L’écart entre le taux de Taylor et le taux de marché peut être décomposé selon l’expression proposée
par R. Clarida et M. Gertler : somme de l’écart entre le taux de marché moyen et le taux de marché
allemand (prime de risque moyenne), de l’écart entre le taux de marché allemand et le taux de Taylor pour
l’Allemagne (écart de comportement de la Banque fédérale d’Allemagne par rapport à sa fonction de
réaction), et de l’écart entre le taux de Taylor pour l’Allemagne et le taux de Taylor pour l’ensemble de la
zone euro (écart de fondamentaux). Le graphique ci-après représente cette décomposition.
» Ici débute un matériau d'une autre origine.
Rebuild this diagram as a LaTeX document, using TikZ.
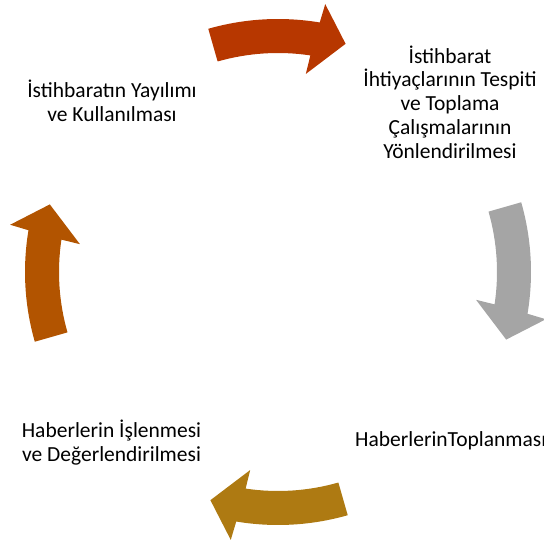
\documentclass[tikz,border=0pt]{standalone}
\usepackage{fontspec}
\setmainfont{Carlito}
\definecolor{arrTop}{RGB}{183,55,0}
\definecolor{arrRight}{RGB}{165,165,165}
\definecolor{arrBottom}{RGB}{174,122,18}
\definecolor{arrLeft}{RGB}{178,84,0}
\newcommand\cyclearrow[2]{%
  \fill[#2] ({#1+16}:253) arc[start angle={#1+16}, end angle={#1-9.5}, radius=253]
    -- ({#1-10}:272) -- ({#1-16.5}:238) -- ({#1-8}:200) -- ({#1-8.5}:219)
    arc[start angle={#1-8.5}, end angle={#1+16}, radius=219] -- cycle;}
\begin{document}
\begin{tikzpicture}[x=1pt,y=1pt,
  lbl/.style={inner sep=0pt, align=center, font=\fontsize{21.5}{23.7}\selectfont, text=black}]
\useasboundingbox (0,0) rectangle (544,544);
\clip (0,0) rectangle (544,544);
\begin{scope}[shift={(278,272)}]
  \cyclearrow{90}{arrTop}
  \cyclearrow{0}{arrRight}
  \cyclearrow{-90}{arrBottom}
  \cyclearrow{180}{arrLeft}
\end{scope}
\node[lbl] (tl) at (112,443) {İstihbaratın Yayılımı\\ve Kullanılması};
\node[lbl] (tr) at (450,442) {İstihbarat\\İhtiyaçlarının Tespiti\\ve Toplama\\Çalışmalarının\\Yönlendirilmesi};
\node[lbl, anchor=base west] (r) at (355,97) {HaberlerinToplanması};
\node[lbl] (bl) at (111.5,101.5) {Haberlerin İşlenmesi\\ve Değerlendirilmesi};
\end{tikzpicture}
\end{document}
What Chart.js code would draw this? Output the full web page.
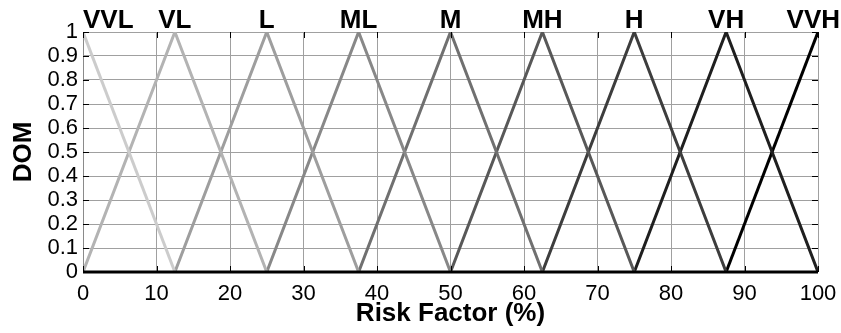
<!DOCTYPE html>
<html>
<head>
<meta charset="utf-8">
<script src="https://cdn.jsdelivr.net/npm/chart.js@4/dist/chart.umd.min.js"></script>
<style>
  html, body { margin: 0; padding: 0; background: #fff; }
  #wrap { width: 841px; height: 333px; }
</style>
</head>
<body>
<div id="wrap"><canvas id="mf"></canvas></div>
<script>
// membership function labels and their triangle corners
const setNames = ['VVL', 'VL', 'L', 'ML', 'M', 'MH', 'H', 'VH', 'VVH'];
const peakX = [0, 12.5, 25, 37.5, 50, 62.5, 75, 87.5, 100];
const setX = [
  [0, 12.5],
  [0, 12.5, 25],
  [12.5, 25, 37.5],
  [25, 37.5, 50],
  [37.5, 50, 62.5],
  [50, 62.5, 75],
  [62.5, 75, 87.5],
  [75, 87.5, 100],
  [87.5, 100]
];
const setY = [
  [1, 0],
  [0, 1, 0],
  [0, 1, 0],
  [0, 1, 0],
  [0, 1, 0],
  [0, 1, 0],
  [0, 1, 0],
  [0, 1, 0],
  [0, 1]
];
const xTicks = [0, 10, 20, 30, 40, 50, 60, 70, 80, 90, 100];
const yTicks = [0, 0.1, 0.2, 0.3, 0.4, 0.5, 0.6, 0.7, 0.8, 0.9, 1];

const grays = ['#cccccc', '#b3b3b3', '#9e9e9e', '#888888', '#707070', '#585858', '#3d3d3d', '#1f1f1f', '#000000'];
const tickFont = { family: 'Liberation Sans, Arial', size: 22 };
const boldFont = { family: 'Liberation Sans, Arial', size: 26, weight: 'bold' };

let datasets = setNames.map((name, i) => ({
  label: name,
  data: setX[i].map((x, j) => ({ x: x, y: setY[i][j] })),
  borderColor: grays[i],
  borderWidth: 3,
  pointRadius: 0,
  tension: 0,
  fill: false
}));

// small black ticks pointing into the plot, like the original figure
const innerTicks = {
  id: 'innerTicks',
  afterDatasetsDraw(chart) {
    let c = chart.ctx, a = chart.chartArea;
    let xs = chart.scales.x, ys = chart.scales.y;
    c.save();
    c.strokeStyle = '#000';
    c.lineWidth = 1;
    c.beginPath();
    xTicks.forEach(v => {
      let p = Math.round(xs.getPixelForValue(v)) + 0.5;
      c.moveTo(p, a.bottom); c.lineTo(p, a.bottom - 6);
      c.moveTo(p, a.top); c.lineTo(p, a.top + 6);
    });
    yTicks.forEach(v => {
      let p = Math.round(ys.getPixelForValue(v)) + 0.5;
      c.moveTo(a.left, p); c.lineTo(a.left + 6, p);
      c.moveTo(a.right, p); c.lineTo(a.right - 6, p);
    });
    c.stroke();
    // thick bottom axis
    c.lineWidth = 3;
    c.beginPath();
    c.moveTo(a.left, a.bottom); c.lineTo(a.right, a.bottom);
    c.stroke();
    c.restore();
  }
};

// set names written above each peak
const peakLabels = {
  id: 'peakLabels',
  afterDraw(chart) {
    let c = chart.ctx, a = chart.chartArea;
    let xs = chart.scales.x;
    c.save();
    c.font = 'bold 26px Liberation Sans, Arial';
    c.fillStyle = '#000';
    c.textBaseline = 'alphabetic';
    c.textAlign = 'center';
    setNames.forEach((name, i) => {
      let w = c.measureText(name).width;
      let cx = xs.getPixelForValue(peakX[i]);
      cx = Math.max(cx, a.left + w / 2);
      cx = Math.min(cx, chart.width - w / 2 - 1);
      c.fillText(name, cx, a.top - 4);
    });
    c.restore();
  }
};

new Chart(document.getElementById('mf').getContext('2d'), {
  type: 'line',
  data: { datasets: datasets },
  plugins: [innerTicks, peakLabels],
  options: {
    responsive: true,
    maintainAspectRatio: false,
    animation: false,
    layout: { padding: { top: 32, right: 23, left: 0, bottom: 0 } },
    plugins: {
      legend: { display: false },
      tooltip: { enabled: false }
    },
    scales: {
      x: {
        type: 'linear',
        min: 0,
        max: 100,
        afterBuildTicks: (s) => { s.ticks = xTicks.map(v => ({ value: v })); },
        afterFit: (s) => { s.height = 61; },
        grid: { color: '#a0a0a0', lineWidth: 1, drawTicks: true, tickLength: 6, tickColor: 'rgba(0,0,0,0)' },
        border: { display: false },
        ticks: { color: '#000', font: tickFont, padding: 3, maxRotation: 0, autoSkip: false },
        title: {
          display: true,
          text: 'Risk Factor (%)',
          color: '#000',
          font: boldFont,
          padding: { top: 0, bottom: 4 }
        }
      },
      y: {
        min: 0,
        max: 1,
        afterBuildTicks: (s) => { s.ticks = yTicks.map(v => ({ value: v })); },
        afterFit: (s) => { s.width = 83; },
        grid: { color: '#a0a0a0', lineWidth: 1, drawTicks: false },
        border: { display: true, color: '#8a8a8a' },
        ticks: {
          color: '#000',
          font: tickFont,
          padding: 5,
          autoSkip: false,
          callback: (v) => String(Math.round(v * 10) / 10)
        },
        title: {
          display: true,
          text: 'DOM',
          color: '#000',
          font: boldFont,
          padding: { top: 8, bottom: 0 }
        }
      }
    }
  }
});
</script>
</body>
</html>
D’un point de vue rétrospectif, l’écart très faible entre le taux de Taylor et le taux de marché de la zone
euro depuis 1994 est la résultante d’une prime de risque décroissante et d’un écart entre le taux de Taylor
pour l’Allemagne et celui de la zone croissant à partir d’une valeur négative. À partir de 1998, le taux de
Taylor de la zone euro devient inférieur au taux de marché de la zone et cet écart est très proche de celui
observé entre le taux de Taylor pour l’Allemagne et le taux de marché allemand.